According to the industry plan announced by the ministry, the country will reduce the cost of solar power to 0.8 yuan (12 US cents) per kilowatt-hour by 2015 and 0.6 yuan per kWh by 2020 and increase production of solar panels.
Meanwhile, the plan said the government requires China’s leading polysilicon manufacturers to reach annual production capacity of 50,000 tons by 2015. Solar panel makers will have to reach 5 gigawatts of annual production capacity by the same year.
"It is time for integration of the industry," said Wu Zhonghu, an expert at the China Energy Research Society. "The PV solar industry has a prosperous future, but at present, there are many obstacles, including high costs, shrinking overseas markets and a lack of related laws and regulations to supervise the industry."

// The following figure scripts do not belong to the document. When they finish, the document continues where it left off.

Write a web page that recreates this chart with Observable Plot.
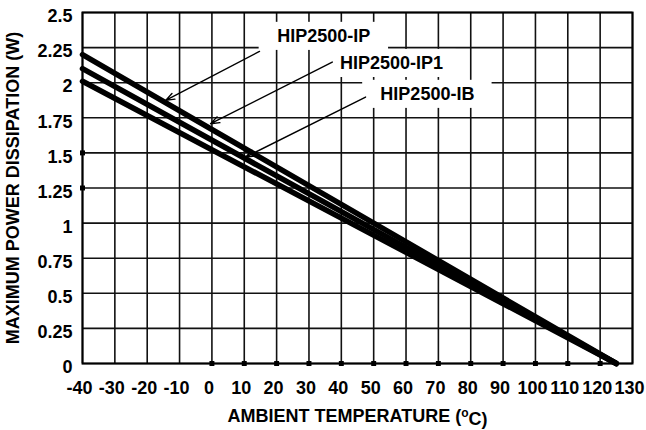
<!DOCTYPE html>
<html><head><meta charset="utf-8">
<script src="https://cdn.jsdelivr.net/npm/d3@7"></script>
<script src="https://cdn.jsdelivr.net/npm/@observablehq/plot@0.6"></script>
<style>body{margin:0;background:#fff}</style>
</head><body><div id="chart"></div>
<script>
const xTicks = [-40,-30,-20,-10,0,10,20,30,40,50,60,70,80,90,100,110,120,130];
const yTicks = [0,0.25,0.5,0.75,1,1.25,1.5,1.75,2,2.25,2.5];
const seriesNames = ["HIP2500-IP","HIP2500-IP1","HIP2500-IB"];
const tempPoints = [-40, 125];
const ipValues = [2.2, 0];
const ip1Values = [2.1, 0];
const ibValues = [2.01, 0];
const labelX = [34.6, 55.5, 66.6];
const labelY = [2.33, 2.137, 1.917];
const arrowFromX = [14.7, 37.2, 47.5];
const arrowFromY = [2.223, 2.147, 1.898];
const arrowToX = [-14.3, -0.4, 10.4];
const arrowToY = [1.874, 1.708, 1.470];
const xMarkers = [0,10,20,30,40,50,60,70,80,90,100,110,120];
const yMarkers = [1.25, 1.5];
const xLabel = "AMBIENT TEMPERATURE (oC)";
const yLabel = "MAXIMUM POWER DISSIPATION (W)";

const seriesValues = [ipValues, ip1Values, ibValues];
const lineData = seriesNames.flatMap((name, i) =>
  tempPoints.map((t, j) => ({series: name, x: t, y: seriesValues[i][j]})));
const labels = seriesNames.map((name, i) => ({
  name, x: labelX[i], y: labelY[i],
  x1: arrowFromX[i], y1: arrowFromY[i], x2: arrowToX[i], y2: arrowToY[i]
}));
const markers = [
  ...xMarkers.map(x => ({x, y: 0})),
  ...yMarkers.map(y => ({x: -40, y}))
];

const font = "Liberation Sans, Arial, Helvetica, sans-serif";
const chart = Plot.plot({
  width: 646,
  height: 430,
  marginLeft: 82,
  marginRight: 14,
  marginTop: 12,
  marginBottom: 67,
  style: {fontFamily: font, fontWeight: "bold", fontSize: "18px", background: "#fff", color: "#000"},
  x: {domain: [-40, 130], axis: null},
  y: {domain: [0, 2.5], axis: null},
  marks: [
    Plot.gridX(xTicks, {stroke: "#111", strokeOpacity: 1, strokeWidth: 1.6}),
    Plot.gridY(yTicks, {stroke: "#111", strokeOpacity: 1, strokeWidth: 1.6}),
    Plot.line(lineData, {x: "x", y: "y", z: "series", stroke: "#000", strokeWidth: 5.5}),
    Plot.dot(markers, {x: "x", y: "y", symbol: "square", r: 2.8, fill: "#000"}),
    Plot.rect(labels, {x1: d => d.x - 20, x2: d => d.x + 20, y1: d => d.y - 0.1, y2: d => d.y + 0.1, fill: "#fff"}),
    Plot.arrow(labels, {x1: "x1", y1: "y1", x2: "x2", y2: "y2", stroke: "#000", strokeWidth: 1.4, headLength: 10, headAngle: 40}),
    Plot.text(labels, {x: "x", y: "y", text: "name", fontSize: 18, fontWeight: "bold", fill: "#000"}),
    Plot.frame({stroke: "#000", strokeWidth: 2}),
    Plot.axisX(xTicks, {tickSize: 0, tickPadding: 18, dx: -3, tickFormat: d => String(d), fontSize: 18, fontWeight: "bold", label: null}),
    Plot.axisY(yTicks, {tickSize: 0, tickPadding: 10, dy: 4, tickFormat: d => String(d), fontSize: 18, fontWeight: "bold", label: null}),
    Plot.text([xLabel], {frameAnchor: "bottom", dy: 53, text: d => d, fontSize: 18, fontWeight: "bold", textAnchor: "middle", lineAnchor: "middle"}),
    Plot.text([yLabel], {frameAnchor: "left", dx: -69, rotate: -90, text: d => d, fontSize: 18, fontWeight: "bold", textAnchor: "middle", lineAnchor: "middle"})
  ]
});
document.getElementById("chart").appendChild(chart);

// superscript "o" in the x label
d3.select(chart).selectAll("text").each(function() {
  const t = d3.select(this);
  if (t.text() === xLabel) {
    t.text(null);
    t.append("tspan").text("AMBIENT TEMPERATURE (");
    t.append("tspan").attr("dy", "-0.45em").attr("font-size", "12px").text("o");
    t.append("tspan").attr("dy", "0.45em").text("C)");
  }
});
</script>
</body></html>
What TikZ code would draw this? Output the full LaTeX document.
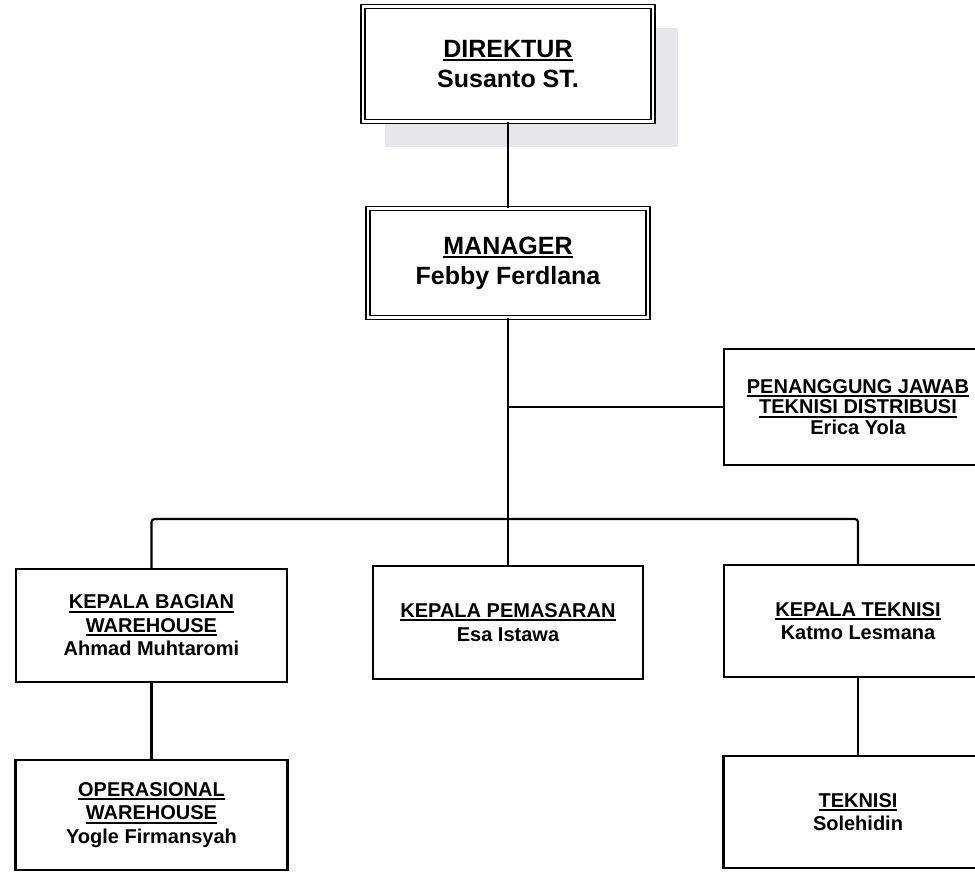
\documentclass[tikz,border=0pt]{standalone}
\usepackage{fontspec}
\setmainfont{Liberation Sans}
\definecolor{shadowgray}{RGB}{231,231,235}
\newcommand\ulx[1]{\setbox0=\hbox{#1}\rlap{\rule[-3.8pt]{\wd0}{2pt}}\box0}
\tikzset{
  bigbox/.style={draw=black, double=white, double distance=2.5pt, line width=1.4pt, fill=white,
    inner sep=0pt, align=center, font=\bfseries\fontsize{25}{30}\selectfont},
  smallbox/.style={draw=black, line width=2.1pt, fill=white, inner sep=0pt, align=center,
    font=\bfseries\fontsize{20}{23.5}\selectfont},
  conn/.style={draw=black, line width=2.1pt},
}
\begin{document}
\begin{tikzpicture}[x=1pt, y=-1pt]
\useasboundingbox (0,0) rectangle (975,871);
\clip (0,0) rectangle (975,871);
\fill[white] (0,0) rectangle (975,871);
% shadow behind director box
\fill[shadowgray] (385,28) rectangle (678,147);
\node[bigbox, minimum width=290pt, minimum height=115pt] (dir) at (508,64) {\ulx{DIREKTUR}\\Susanto ST.};
\node[bigbox, minimum width=280pt, minimum height=109pt] (man) at (508,263) {\ulx{MANAGER}\\Febby Ferdlana};
\node[smallbox, minimum width=268pt, minimum height=116pt, font=\bfseries\fontsize{20}{20.5}\selectfont] (pj) at (858,407) {\ulx{PENANGGUNG JAWAB}\\\ulx{TEKNISI DISTRIBUSI}\\Erica Yola};
\node[smallbox, minimum width=271pt, minimum height=113pt] (kbw) at (151.5,625.5) {\ulx{KEPALA BAGIAN}\\\ulx{WAREHOUSE}\\Ahmad Muhtaromi};
\node[smallbox, minimum width=270pt, minimum height=113pt] (kp) at (508,622.5) {\ulx{KEPALA PEMASARAN}\\Esa Istawa};
\node[smallbox, minimum width=268pt, minimum height=112pt] (kt) at (858,621) {\ulx{KEPALA TEKNISI}\\Katmo Lesmana};
\node[smallbox, minimum width=272pt, minimum height=110pt] (ow) at (151.5,815) {\ulx{OPERASIONAL}\\\ulx{WAREHOUSE}\\Yogle Firmansyah};
\node[smallbox, minimum width=269pt, minimum height=112pt] (tek) at (858,812) {\ulx{TEKNISI}\\Solehidin};
% connectors
\draw[conn] (dir.south) -- (dir.south |- man.north);
\draw[conn] (man.south) -- (man.south |- kp.north);
\coordinate (br) at (man.south |- pj.west);
\draw[conn] (br) -- (pj.west);
\coordinate (busR) at (858,519);
\draw[conn, rounded corners=3pt] (kbw.north) |- (busR) -- (kt.north);
\draw[conn] (kbw.south) -- (kbw.south |- ow.north);
\draw[conn] (kt.south) -- (kt.south |- tek.north);
\end{tikzpicture}
\end{document}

Wu said many small Chinese companies have started producing PV solar panels to pursue profits in the domestic market because their technology and production lines do not meet the standards applied overseas.
In addition, it will not be easy to enlarge the domestic market. If the government suspends subsidies to the solar energy companies, it will be difficult for them to sell in the domestic market because of high prices, he said.
In China, government subsidies result in most PV solar power products being used in rural areas. If cities are able to use more PV solar power, it will create a huge market which would be beneficial for Chinese producers who are struggling in overseas markets because of trade disputes.
"The government regulations and policies play an important role in the development of the industry," said Wu.
The government will also help companies in the solar sector increase annual sales. It aims to have at least one company reaching 100 billion yuan in sales by 2015, and between three and five companies reaching 50 billion yuan by the same date.
"The plan will bring opportunities for thin-film PV panels," said a staff member, who declined to be named, at Hanergy Holdings Group Co Ltd, a producer of thin-film PV panels.
According to the plan, China will put more effort into the production technology for Building Integrated PV in the coming years.
"The thin-film PV panels have many advantages for BIPV projects, so the plan will be beneficial for the company’s future production and sales," said the staff member. "In fact, polysilicon solar panels and thin-film PV panels should not be competitors in the market. Instead, their markets are different."
In terms of solar technology, China aims to increase the conversion efficiency of monocrystalline silicon solar cells to 21 percent, polysilicon cells to 19 percent and amorphous silicon cells to 12 percent by 2015, according to the plan.
Eighty percent of solar equipment and auxiliary materials will be produced domestically, according to the plan.
During the 11th Five-Year-Plan (2005-10), China’s solar panel production grew at more than 100 percent annually. The country’s total output reached 10 gW in 2010, accounting for half of global production.
However, more than 90 percent of the products are exported to Europe and the United States. The industry’s strong reliance on overseas markets has prompted concerns from industry experts who hope that China will provide more incentives to expand the domestic market.